New ICU may get dedicated air system

Patrick Ng
Patrick Ng
A new dedicated air conditioning system may be commissioned in an attempt to get the Southern District Health Board’s multimillion-dollar intensive care unit development fully open for patients.

Seven months since its planned opening date, and with no prospect of an imminent stage two opening, the potential solution to the department’s woes was unveiled by SDHB specialist services executive director Patrick Ng at a hospital advisory committee meeting yesterday.

The old hospital building’s antiquated ventilation system caused a four-month delay last year in opening stage one of the $14.8million project, a 12-bed ward.

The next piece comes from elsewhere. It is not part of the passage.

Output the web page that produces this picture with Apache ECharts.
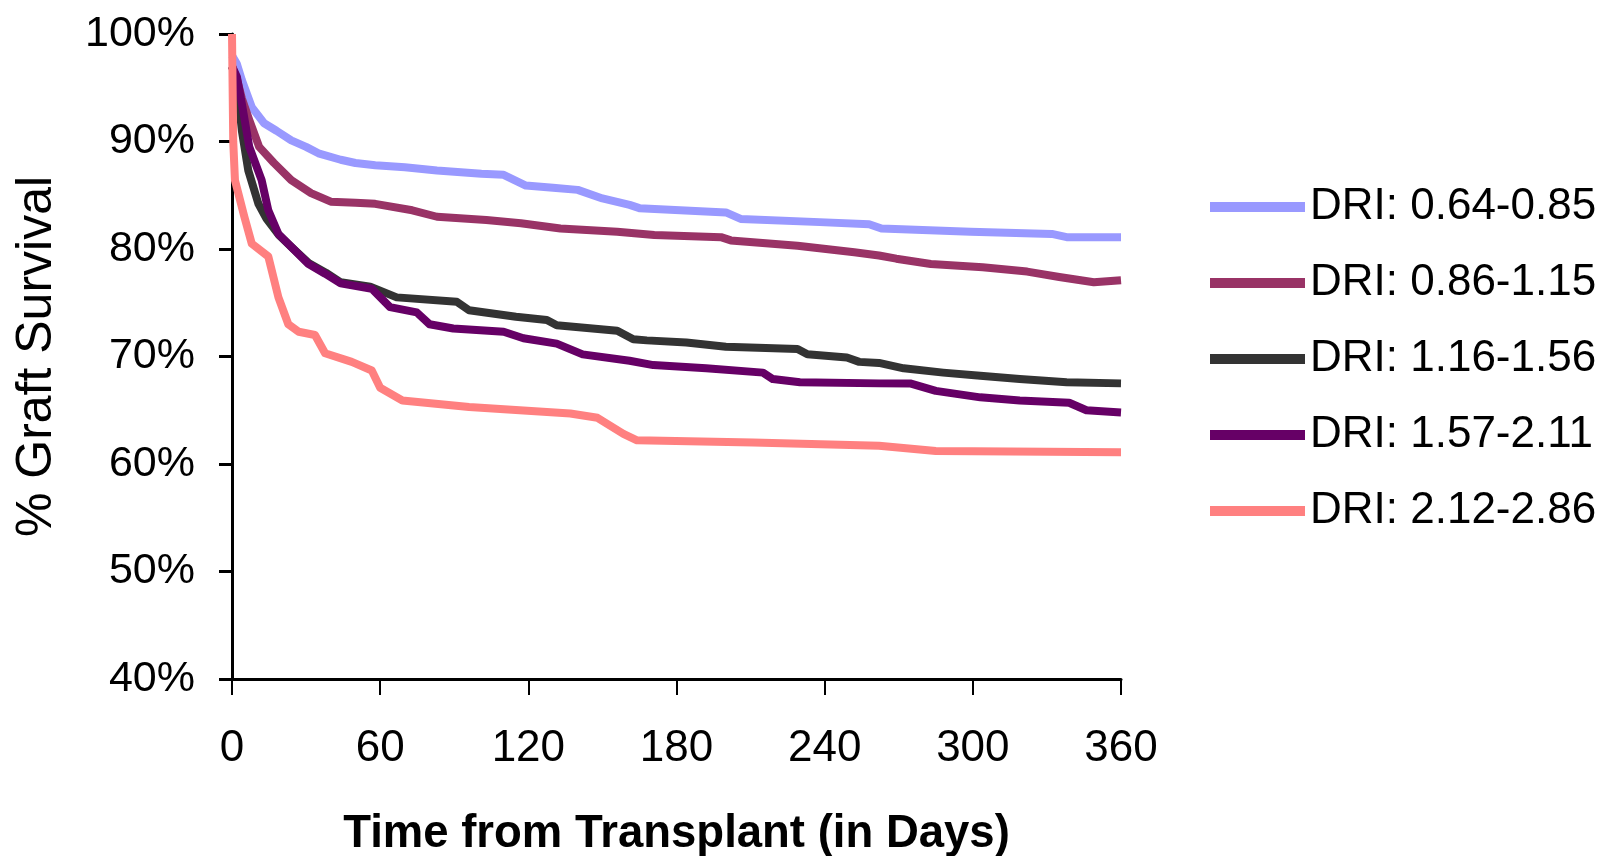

Construction on stage 2, with a further 10 critical care beds, has been completed, and the ward should have opened at the start of the year.

It cannot be commissioned because the hospital building’s air handling system is unable to change the air in the new ward’s isolation rooms 14 times an hour.

Mr Ng said staff were regularly meeting engineers, but they had yet to find a way to get the existing air conditioning equipment to perform the task required of it.

"We are looking at building specific air conditioning plant just for the ICU," Mr Ng said.

"What that would involve is putting new plant specifically for the ICU on the sixth floor and connecting the ducting for ICU to that new plant."

That would be complex, as the ward’s air handling system had already been connected to the under-performing main air conditioning plant, which services the whole hospital, he said.

"Our belief is, after talking to the general manager of buildings and property, that it is quite achievable to come [up] with an alternative design and reroute those systems to dedicated plant."

Design for the stand-alone air conditioning system would run parallel to efforts to get the existing system working properly, Mr Ng said.

He was unable to say what the air conditioning initiative might cost or, if it were approved, when the ward could open.

"We do not have a timeline for getting stage 2 open, but we have put an intense focus on that."

The situation is highly frustrating for the SDHB, which commissioned the ICU development to tide it over until it was able to move the unit into the new Dunedin hospital.

It has now lost eight months usage and counting of new, modern facilities.

The proposal will now be considered by the board’s audit and risk subcommittee.